(A run of records)
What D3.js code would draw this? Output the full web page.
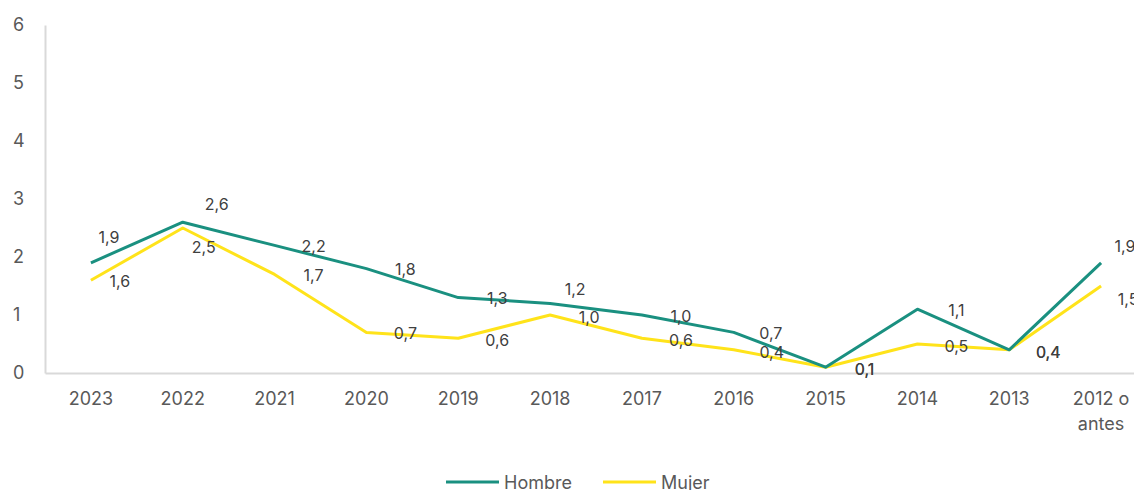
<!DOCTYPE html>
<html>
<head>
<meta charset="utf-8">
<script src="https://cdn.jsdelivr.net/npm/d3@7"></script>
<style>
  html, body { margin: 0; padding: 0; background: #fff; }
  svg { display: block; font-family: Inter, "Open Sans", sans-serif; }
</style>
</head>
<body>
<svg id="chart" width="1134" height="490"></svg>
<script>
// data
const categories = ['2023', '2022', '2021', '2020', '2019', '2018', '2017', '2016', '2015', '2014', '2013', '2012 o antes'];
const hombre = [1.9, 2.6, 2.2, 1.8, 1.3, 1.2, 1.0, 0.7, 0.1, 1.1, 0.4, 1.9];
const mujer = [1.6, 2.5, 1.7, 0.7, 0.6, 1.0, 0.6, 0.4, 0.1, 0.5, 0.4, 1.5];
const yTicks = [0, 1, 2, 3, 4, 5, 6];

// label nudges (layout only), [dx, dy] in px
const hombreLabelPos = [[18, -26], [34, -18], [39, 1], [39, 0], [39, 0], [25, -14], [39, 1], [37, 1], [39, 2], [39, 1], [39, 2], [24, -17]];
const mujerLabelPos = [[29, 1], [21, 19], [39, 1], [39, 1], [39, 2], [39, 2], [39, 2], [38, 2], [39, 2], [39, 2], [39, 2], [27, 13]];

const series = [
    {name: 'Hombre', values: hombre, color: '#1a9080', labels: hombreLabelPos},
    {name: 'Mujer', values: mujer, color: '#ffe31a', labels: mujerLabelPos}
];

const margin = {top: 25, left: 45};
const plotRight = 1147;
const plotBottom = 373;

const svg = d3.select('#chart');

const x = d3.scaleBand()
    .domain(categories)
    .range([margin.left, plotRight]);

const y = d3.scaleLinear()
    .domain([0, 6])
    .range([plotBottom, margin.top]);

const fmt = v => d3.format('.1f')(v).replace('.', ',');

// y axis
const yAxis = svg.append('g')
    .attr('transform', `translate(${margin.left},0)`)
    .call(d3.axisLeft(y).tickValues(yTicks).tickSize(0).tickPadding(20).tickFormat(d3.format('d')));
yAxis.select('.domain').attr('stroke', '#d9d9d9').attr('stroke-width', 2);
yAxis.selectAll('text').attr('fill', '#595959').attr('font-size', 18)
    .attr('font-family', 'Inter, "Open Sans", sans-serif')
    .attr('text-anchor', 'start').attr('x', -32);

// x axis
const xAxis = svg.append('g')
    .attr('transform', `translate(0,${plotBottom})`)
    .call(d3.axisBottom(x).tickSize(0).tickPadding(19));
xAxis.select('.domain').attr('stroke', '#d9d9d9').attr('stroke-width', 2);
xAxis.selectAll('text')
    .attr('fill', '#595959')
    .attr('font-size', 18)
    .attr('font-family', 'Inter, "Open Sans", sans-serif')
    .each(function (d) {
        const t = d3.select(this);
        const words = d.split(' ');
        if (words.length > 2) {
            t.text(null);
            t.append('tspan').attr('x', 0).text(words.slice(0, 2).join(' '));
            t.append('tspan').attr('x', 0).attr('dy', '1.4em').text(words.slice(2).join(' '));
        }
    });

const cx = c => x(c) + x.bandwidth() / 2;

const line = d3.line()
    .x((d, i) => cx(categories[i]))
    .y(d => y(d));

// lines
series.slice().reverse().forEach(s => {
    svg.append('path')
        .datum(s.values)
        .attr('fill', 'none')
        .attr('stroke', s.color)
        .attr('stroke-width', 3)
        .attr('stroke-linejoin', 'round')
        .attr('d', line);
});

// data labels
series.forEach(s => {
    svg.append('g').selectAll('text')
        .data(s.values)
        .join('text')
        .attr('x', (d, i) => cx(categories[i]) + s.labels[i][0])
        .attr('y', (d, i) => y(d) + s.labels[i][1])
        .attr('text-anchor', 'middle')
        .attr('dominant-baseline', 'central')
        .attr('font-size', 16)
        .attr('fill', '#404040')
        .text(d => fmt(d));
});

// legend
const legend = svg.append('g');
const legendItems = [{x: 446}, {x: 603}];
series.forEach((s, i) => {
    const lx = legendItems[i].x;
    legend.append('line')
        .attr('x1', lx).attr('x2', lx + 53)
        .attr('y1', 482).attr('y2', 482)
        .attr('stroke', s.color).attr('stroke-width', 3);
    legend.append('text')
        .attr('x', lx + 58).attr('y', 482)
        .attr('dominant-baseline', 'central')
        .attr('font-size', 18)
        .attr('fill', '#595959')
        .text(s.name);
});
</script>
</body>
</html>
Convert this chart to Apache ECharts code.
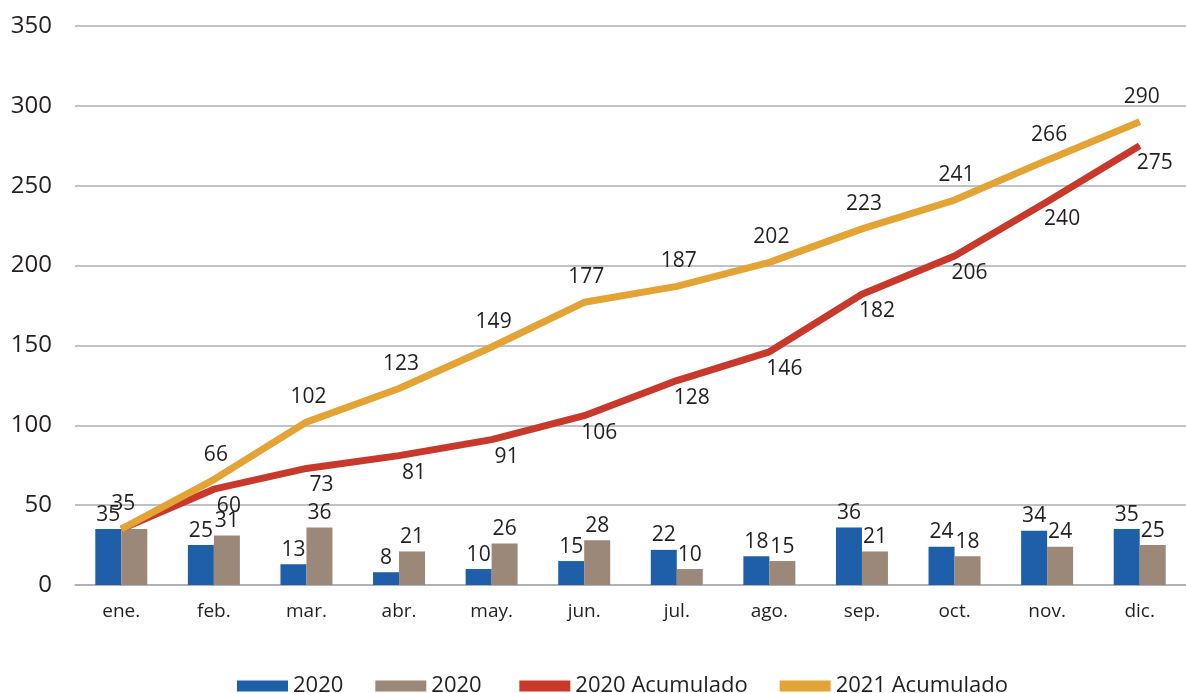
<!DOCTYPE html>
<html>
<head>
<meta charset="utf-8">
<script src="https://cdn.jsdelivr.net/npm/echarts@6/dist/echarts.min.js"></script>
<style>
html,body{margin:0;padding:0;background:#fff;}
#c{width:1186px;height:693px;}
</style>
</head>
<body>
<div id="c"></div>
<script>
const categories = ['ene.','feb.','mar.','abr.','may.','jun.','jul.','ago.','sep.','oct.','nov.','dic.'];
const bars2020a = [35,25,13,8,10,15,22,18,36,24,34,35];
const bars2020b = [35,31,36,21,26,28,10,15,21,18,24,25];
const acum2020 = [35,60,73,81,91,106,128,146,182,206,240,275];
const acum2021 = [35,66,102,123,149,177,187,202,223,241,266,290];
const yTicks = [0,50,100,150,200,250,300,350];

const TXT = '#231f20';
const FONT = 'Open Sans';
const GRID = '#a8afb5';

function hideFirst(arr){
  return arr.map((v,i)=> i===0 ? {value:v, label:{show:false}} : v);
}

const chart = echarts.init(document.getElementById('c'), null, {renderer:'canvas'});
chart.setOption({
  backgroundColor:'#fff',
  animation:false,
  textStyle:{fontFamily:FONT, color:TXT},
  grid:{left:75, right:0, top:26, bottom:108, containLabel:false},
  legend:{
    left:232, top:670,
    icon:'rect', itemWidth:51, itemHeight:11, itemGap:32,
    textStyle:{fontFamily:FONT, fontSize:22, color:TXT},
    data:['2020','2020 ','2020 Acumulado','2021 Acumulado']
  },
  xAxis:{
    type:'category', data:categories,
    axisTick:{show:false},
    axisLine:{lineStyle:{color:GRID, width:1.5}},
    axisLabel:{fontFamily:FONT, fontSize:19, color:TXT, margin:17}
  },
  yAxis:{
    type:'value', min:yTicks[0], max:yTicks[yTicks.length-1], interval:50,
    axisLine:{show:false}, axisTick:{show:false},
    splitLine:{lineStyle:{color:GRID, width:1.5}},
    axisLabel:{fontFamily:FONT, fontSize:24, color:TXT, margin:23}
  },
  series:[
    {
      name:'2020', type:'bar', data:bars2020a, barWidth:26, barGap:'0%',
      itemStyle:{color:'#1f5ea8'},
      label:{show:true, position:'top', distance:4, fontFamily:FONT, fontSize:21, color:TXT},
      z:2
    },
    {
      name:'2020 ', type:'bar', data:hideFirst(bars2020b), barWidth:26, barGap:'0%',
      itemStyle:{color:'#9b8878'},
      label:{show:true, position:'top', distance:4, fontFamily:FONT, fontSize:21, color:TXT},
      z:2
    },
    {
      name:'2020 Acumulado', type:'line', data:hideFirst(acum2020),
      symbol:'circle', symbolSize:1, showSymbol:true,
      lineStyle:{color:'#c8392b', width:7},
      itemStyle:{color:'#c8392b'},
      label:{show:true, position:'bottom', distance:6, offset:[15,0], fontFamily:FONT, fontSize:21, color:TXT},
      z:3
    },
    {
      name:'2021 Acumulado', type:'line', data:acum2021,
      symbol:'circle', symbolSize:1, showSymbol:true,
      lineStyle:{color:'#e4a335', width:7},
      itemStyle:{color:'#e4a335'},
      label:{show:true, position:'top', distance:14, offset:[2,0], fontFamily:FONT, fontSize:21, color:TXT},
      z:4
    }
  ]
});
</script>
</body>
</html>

__Short problem__:
Every record is to be reproduced exactly, with no pictures included.

__Exercise output__:
What D3.js code would draw this? Output the full web page.
<!DOCTYPE html>
<html>
<head>
<meta charset="utf-8">
<script src="https://cdn.jsdelivr.net/npm/d3@7"></script>
<style>
  html, body { margin: 0; padding: 0; background: #fff; }
  svg { display: block; font-family: Inter, "Open Sans", sans-serif; }
</style>
</head>
<body>
<svg id="chart" width="1134" height="490"></svg>
<script>
// data
const categories = ['2023', '2022', '2021', '2020', '2019', '2018', '2017', '2016', '2015', '2014', '2013', '2012 o antes'];
const hombre = [1.9, 2.6, 2.2, 1.8, 1.3, 1.2, 1.0, 0.7, 0.1, 1.1, 0.4, 1.9];
const mujer = [1.6, 2.5, 1.7, 0.7, 0.6, 1.0, 0.6, 0.4, 0.1, 0.5, 0.4, 1.5];
const yTicks = [0, 1, 2, 3, 4, 5, 6];

// label nudges (layout only), [dx, dy] in px
const hombreLabelPos = [[18, -26], [34, -18], [39, 1], [39, 0], [39, 0], [25, -14], [39, 1], [37, 1], [39, 2], [39, 1], [39, 2], [24, -17]];
const mujerLabelPos = [[29, 1], [21, 19], [39, 1], [39, 1], [39, 2], [39, 2], [39, 2], [38, 2], [39, 2], [39, 2], [39, 2], [27, 13]];

const series = [
    {name: 'Hombre', values: hombre, color: '#1a9080', labels: hombreLabelPos},
    {name: 'Mujer', values: mujer, color: '#ffe31a', labels: mujerLabelPos}
];

const margin = {top: 25, left: 45};
const plotRight = 1147;
const plotBottom = 373;

const svg = d3.select('#chart');

const x = d3.scaleBand()
    .domain(categories)
    .range([margin.left, plotRight]);

const y = d3.scaleLinear()
    .domain([0, 6])
    .range([plotBottom, margin.top]);

const fmt = v => d3.format('.1f')(v).replace('.', ',');

// y axis
const yAxis = svg.append('g')
    .attr('transform', `translate(${margin.left},0)`)
    .call(d3.axisLeft(y).tickValues(yTicks).tickSize(0).tickPadding(20).tickFormat(d3.format('d')));
yAxis.select('.domain').attr('stroke', '#d9d9d9').attr('stroke-width', 2);
yAxis.selectAll('text').attr('fill', '#595959').attr('font-size', 18)
    .attr('font-family', 'Inter, "Open Sans", sans-serif')
    .attr('text-anchor', 'start').attr('x', -32);

// x axis
const xAxis = svg.append('g')
    .attr('transform', `translate(0,${plotBottom})`)
    .call(d3.axisBottom(x).tickSize(0).tickPadding(19));
xAxis.select('.domain').attr('stroke', '#d9d9d9').attr('stroke-width', 2);
xAxis.selectAll('text')
    .attr('fill', '#595959')
    .attr('font-size', 18)
    .attr('font-family', 'Inter, "Open Sans", sans-serif')
    .each(function (d) {
        const t = d3.select(this);
        const words = d.split(' ');
        if (words.length > 2) {
            t.text(null);
            t.append('tspan').attr('x', 0).text(words.slice(0, 2).join(' '));
            t.append('tspan').attr('x', 0).attr('dy', '1.4em').text(words.slice(2).join(' '));
        }
    });

const cx = c => x(c) + x.bandwidth() / 2;

const line = d3.line()
    .x((d, i) => cx(categories[i]))
    .y(d => y(d));

// lines
series.slice().reverse().forEach(s => {
    svg.append('path')
        .datum(s.values)
        .attr('fill', 'none')
        .attr('stroke', s.color)
        .attr('stroke-width', 3)
        .attr('stroke-linejoin', 'round')
        .attr('d', line);
});

// data labels
series.forEach(s => {
    svg.append('g').selectAll('text')
        .data(s.values)
        .join('text')
        .attr('x', (d, i) => cx(categories[i]) + s.labels[i][0])
        .attr('y', (d, i) => y(d) + s.labels[i][1])
        .attr('text-anchor', 'middle')
        .attr('dominant-baseline', 'central')
        .attr('font-size', 16)
        .attr('fill', '#404040')
        .text(d => fmt(d));
});

// legend
const legend = svg.append('g');
const legendItems = [{x: 446}, {x: 603}];
series.forEach((s, i) => {
    const lx = legendItems[i].x;
    legend.append('line')
        .attr('x1', lx).attr('x2', lx + 53)
        .attr('y1', 482).attr('y2', 482)
        .attr('stroke', s.color).attr('stroke-width', 3);
    legend.append('text')
        .attr('x', lx + 58).attr('y', 482)
        .attr('dominant-baseline', 'central')
        .attr('font-size', 18)
        .attr('fill', '#595959')
        .text(s.name);
});
</script>
</body>
</html>
Convert this chart to Apache ECharts code.
<!DOCTYPE html>
<html>
<head>
<meta charset="utf-8">
<script src="https://cdn.jsdelivr.net/npm/echarts@6/dist/echarts.min.js"></script>
<style>
html,body{margin:0;padding:0;background:#fff;}
#c{width:1186px;height:693px;}
</style>
</head>
<body>
<div id="c"></div>
<script>
const categories = ['ene.','feb.','mar.','abr.','may.','jun.','jul.','ago.','sep.','oct.','nov.','dic.'];
const bars2020a = [35,25,13,8,10,15,22,18,36,24,34,35];
const bars2020b = [35,31,36,21,26,28,10,15,21,18,24,25];
const acum2020 = [35,60,73,81,91,106,128,146,182,206,240,275];
const acum2021 = [35,66,102,123,149,177,187,202,223,241,266,290];
const yTicks = [0,50,100,150,200,250,300,350];

const TXT = '#231f20';
const FONT = 'Open Sans';
const GRID = '#a8afb5';

function hideFirst(arr){
  return arr.map((v,i)=> i===0 ? {value:v, label:{show:false}} : v);
}

const chart = echarts.init(document.getElementById('c'), null, {renderer:'canvas'});
chart.setOption({
  backgroundColor:'#fff',
  animation:false,
  textStyle:{fontFamily:FONT, color:TXT},
  grid:{left:75, right:0, top:26, bottom:108, containLabel:false},
  legend:{
    left:232, top:670,
    icon:'rect', itemWidth:51, itemHeight:11, itemGap:32,
    textStyle:{fontFamily:FONT, fontSize:22, color:TXT},
    data:['2020','2020 ','2020 Acumulado','2021 Acumulado']
  },
  xAxis:{
    type:'category', data:categories,
    axisTick:{show:false},
    axisLine:{lineStyle:{color:GRID, width:1.5}},
    axisLabel:{fontFamily:FONT, fontSize:19, color:TXT, margin:17}
  },
  yAxis:{
    type:'value', min:yTicks[0], max:yTicks[yTicks.length-1], interval:50,
    axisLine:{show:false}, axisTick:{show:false},
    splitLine:{lineStyle:{color:GRID, width:1.5}},
    axisLabel:{fontFamily:FONT, fontSize:24, color:TXT, margin:23}
  },
  series:[
    {
      name:'2020', type:'bar', data:bars2020a, barWidth:26, barGap:'0%',
      itemStyle:{color:'#1f5ea8'},
      label:{show:true, position:'top', distance:4, fontFamily:FONT, fontSize:21, color:TXT},
      z:2
    },
    {
      name:'2020 ', type:'bar', data:hideFirst(bars2020b), barWidth:26, barGap:'0%',
      itemStyle:{color:'#9b8878'},
      label:{show:true, position:'top', distance:4, fontFamily:FONT, fontSize:21, color:TXT},
      z:2
    },
    {
      name:'2020 Acumulado', type:'line', data:hideFirst(acum2020),
      symbol:'circle', symbolSize:1, showSymbol:true,
      lineStyle:{color:'#c8392b', width:7},
      itemStyle:{color:'#c8392b'},
      label:{show:true, position:'bottom', distance:6, offset:[15,0], fontFamily:FONT, fontSize:21, color:TXT},
      z:3
    },
    {
      name:'2021 Acumulado', type:'line', data:acum2021,
      symbol:'circle', symbolSize:1, showSymbol:true,
      lineStyle:{color:'#e4a335', width:7},
      itemStyle:{color:'#e4a335'},
      label:{show:true, position:'top', distance:14, offset:[2,0], fontFamily:FONT, fontSize:21, color:TXT},
      z:4
    }
  ]
});
</script>
</body>
</html>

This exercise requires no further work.